Brenda Marjorie Hale, Lady Hale of Richmond, is the first female president of the Supreme Court. She took over from Lord Neuberger of Abbotsbury in 2017 to lead the UK’s highest court, which was created by by Tony Blair in 2009 to “put the relationship between parliament, the government and judges on a modern footing”.
Before being made president, Lady Hale served as deputy president from June 2013. In October 2009, she became the first female judge in the court.
Lady Hale’s CV
1966 Lady Hale graduates from Cambridge, before going on to teach law at Manchester University from that year until 1984. She also qualifies as a barrister at the Manchester Bar. She specialises in family and social welfare law
1984 Became the first woman to be appointed to the Law Commission, the statutory independent body designed to keep the law in England and Wales under review
1989 Lady Hale becomes a QC in 1989 (known in legal parlance as taking silk) and joins Barristers’ chamber 1KBW, which specialises in family law. She is appointed to the High Court later in the year
1999 Lady Hale is promoted to the Court of Appeal
2004 Appointed the first female Lord of Appeal in Ordinary, also known as Law Lords, who are judges that were appointed to the House of Lords
2013 Lady Hale becomes deputy president of the Supreme Court
2017 Lord Neuberger retires as Supreme Court president, with Lady Hale chosen as his successor. She is its first female president
What did she rule today?
Giving her verdict on behalf of the 11 judges, Lady Hale first ruled on whether the matter of prorogation was a matter for the court. She decided that it was.

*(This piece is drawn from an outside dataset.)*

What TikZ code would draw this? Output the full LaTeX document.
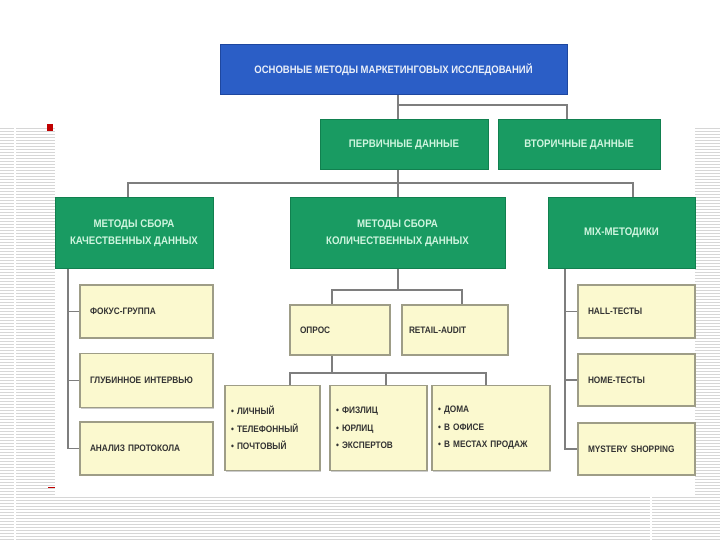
\documentclass[tikz,border=0pt]{standalone}
\usepackage{fontspec}
\setmainfont{Liberation Sans}[FakeStretch=0.88]
\usetikzlibrary{shadows}
\definecolor{topblue}{HTML}{2B5EC6}
\definecolor{topblueb}{HTML}{1E479F}
\definecolor{grn}{HTML}{199B62}
\definecolor{grnb}{HTML}{11804F}
\definecolor{grntxt}{HTML}{CFF5DF}
\definecolor{yel}{HTML}{FBF9CF}
\definecolor{yelb}{HTML}{9E9D87}
\definecolor{conn}{HTML}{7E7E7E}
\definecolor{stripe}{HTML}{D6D6D6}
\definecolor{slidered}{HTML}{C00000}
\tikzset{
  bluebox/.style={draw=topblueb, fill=topblue, line width=1pt, text=white!90!topblue,
    font=\fontsize{10.8}{12}\selectfont\bfseries, align=center, inner sep=0pt},
  grnbox/.style={draw=grnb, fill=grn, line width=1pt, text=grntxt,
    font=\fontsize{11}{17}\selectfont\bfseries, align=center, inner sep=0pt},
  yelbox/.style={draw=yelb, fill=yel, line width=1.8pt, text=black!80,
    font=\fontsize{9.4}{17.5}\selectfont\bfseries, align=left, inner xsep=10pt, inner ysep=0pt,
    drop shadow={shadow xshift=1pt, shadow yshift=-1pt, fill=gray!50, opacity=0.8}},
  link/.style={draw=conn, line width=1.2pt},
  stripeline/.style={draw=stripe, line width=0.7pt}
}
\begin{document}
\begin{tikzpicture}[x=1pt, y=-1pt]
\useasboundingbox (0,0) rectangle (720,540);
% slide background stripes
\foreach \yy in {128,131,...,540} {
  \draw[stripeline] (0,\yy) -- (55,\yy);
  \draw[stripeline] (695,\yy) -- (720,\yy);
}
\foreach \yy in {497,500,...,540} {
  \draw[stripeline] (55,\yy) -- (695,\yy);
}
\draw[white, line width=1.2pt] (15,126) -- (15,540);
\draw[white, line width=1.2pt] (651,495) -- (651,540);
\fill[slidered] (47,124) rectangle (53,131);
\draw[slidered, line width=1pt] (48,487) -- (55,487);

% nodes
\node[bluebox, minimum width=347pt, minimum height=50pt] (top) at (393.5,70) {ОСНОВНЫЕ МЕТОДЫ МАРКЕТИНГОВЫХ ИССЛЕДОВАНИЙ};
\node[grnbox, minimum width=168pt, minimum height=50pt] (perv) at (404,145) {ПЕРВИЧНЫЕ ДАННЫЕ};
\node[grnbox, minimum width=162pt, minimum height=50pt] (vtor) at (579,145) {ВТОРИЧНЫЕ ДАННЫЕ};
\node[grnbox, minimum width=158pt, minimum height=70pt] (kach) at (134,233) {МЕТОДЫ СБОРА\\КАЧЕСТВЕННЫХ ДАННЫХ};
\node[grnbox, minimum width=215pt, minimum height=70pt] (kol) at (397.5,233) {МЕТОДЫ СБОРА\\КОЛИЧЕСТВЕННЫХ ДАННЫХ};
\node[grnbox, minimum width=147pt, minimum height=70pt] (mix) at (621.5,233) {MIX-МЕТОДИКИ};

\node[yelbox, text width=113pt, minimum height=53pt] (fok) at (146.5,311.5) {ФОКУС-ГРУППА};
\node[yelbox, text width=113pt, minimum height=54pt] (glub) at (146.5,380.5) {ГЛУБИННОЕ ИНТЕРВЬЮ};
\node[yelbox, text width=113pt, minimum height=53pt] (anal) at (146.5,448.5) {АНАЛИЗ ПРОТОКОЛА};

\node[yelbox, text width=97pt, minimum height=53pt] (hall) at (636.5,311.5) {HALL-ТЕСТЫ};
\node[yelbox, text width=97pt, minimum height=52pt] (home) at (636.5,380) {HOME-ТЕСТЫ};
\node[yelbox, text width=97pt, minimum height=52pt] (myst) at (636.5,449) {MYSTERY SHOPPING};

\node[yelbox, text width=80pt, minimum height=50pt] (opros) at (340,330) {ОПРОС};
\node[yelbox, inner xsep=7pt, text width=92pt, minimum height=50pt] (retail) at (455,330) {RETAIL-AUDIT};

\node[yelbox, inner xsep=6pt, text width=83pt, minimum height=85pt] (lich) at (272.5,428) {• ЛИЧНЫЙ\\• ТЕЛЕФОННЫЙ\\• ПОЧТОВЫЙ};
\node[yelbox, inner xsep=6pt, text width=85pt, minimum height=85pt] (fiz) at (378.5,428) {• ФИЗЛИЦ\\• ЮРЛИЦ\\• ЭКСПЕРТОВ};
\node[yelbox, inner xsep=6pt, text width=106pt, minimum height=85pt] (doma) at (491,428) {• ДОМА\\• В ОФИСЕ\\• В МЕСТАХ ПРОДАЖ};

% junction coordinates
\coordinate (j1) at (398,105);
\coordinate (j2) at (567,105);
\coordinate (j3) at (398,183);
\coordinate (jk) at (128,183);
\coordinate (jm) at (633,183);
\coordinate (ql) at (68,0);
\coordinate (qr) at (565,0);
\coordinate (o1) at (398,290);
\coordinate (o2) at (332,290);
\coordinate (o3) at (462,290);
\coordinate (p1) at (332,373);
\coordinate (p2) at (290,373);
\coordinate (p3) at (386,373);
\coordinate (p4) at (486,373);

% connectors
\draw[link] (top.south -| j1) -- (j1) -- (j2) -- (vtor.north -| j2);
\draw[link] (j1) -- (perv.north -| j1);
\draw[link] (perv.south -| j3) -- (j3);
\draw[link] (kach.north -| jk) -- (jk) -- (jm) -- (mix.north -| jm);
\draw[link] (j3) -- (kol.north -| j3);
\draw[link] (kach.south -| ql) -- (anal.west -| ql) -- (anal.west);
\draw[link] (fok.west -| ql) -- (fok.west);
\draw[link] (glub.west -| ql) -- (glub.west);
\draw[link] (mix.south -| qr) -- (myst.west -| qr) -- (myst.west);
\draw[link] (hall.west -| qr) -- (hall.west);
\draw[link] (home.west -| qr) -- (home.west);
\draw[link] (kol.south -| o1) -- (o1);
\draw[link] (opros.north -| o2) -- (o2) -- (o3) -- (retail.north -| o3);
\draw[link] (opros.south -| p1) -- (p1);
\draw[link] (lich.north -| p2) -- (p2) -- (p4) -- (doma.north -| p4);
\draw[link] (p3) -- (fiz.north -| p3);
\end{tikzpicture}
\end{document}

“The courts have exercised a supervisory jurisdiction over the lawfulness of acts of the government for centuries,” she said. “As long ago as 1611, the court held that ‘the King [who was then the government] hath no prerogative but that which the law of the land allows him’.
After ruling that the courts are able to test the limits of prerogative powers – the term used to describe powers held by the monarch or by government ministers that may be used without the consent of both houses of parliament – the court then deliberated on what the limits of such powers were.
“The power to prorogue is limited by the constitutional principles with which it would otherwise conflict,” she said.
In other words, if powers exercised by the government (the executive) had the effect of diluting the powers of parliament without reasonable justification, it would be considered unlawful.
Finally, Lady Hale gave her verdict on whether the Prime Minister’s decision to suspend parliament had the effect of “frustrating or preventing the ability of parliament to carry out its constitutional functions without reasonable justification”.
She said: “This was not a normal prorogation in the run-up to a Queen’s Speech. It prevented parliament from carrying out its constitutional role for five out of the possible eight weeks between the end of the summer recess and exit day on 31 October.”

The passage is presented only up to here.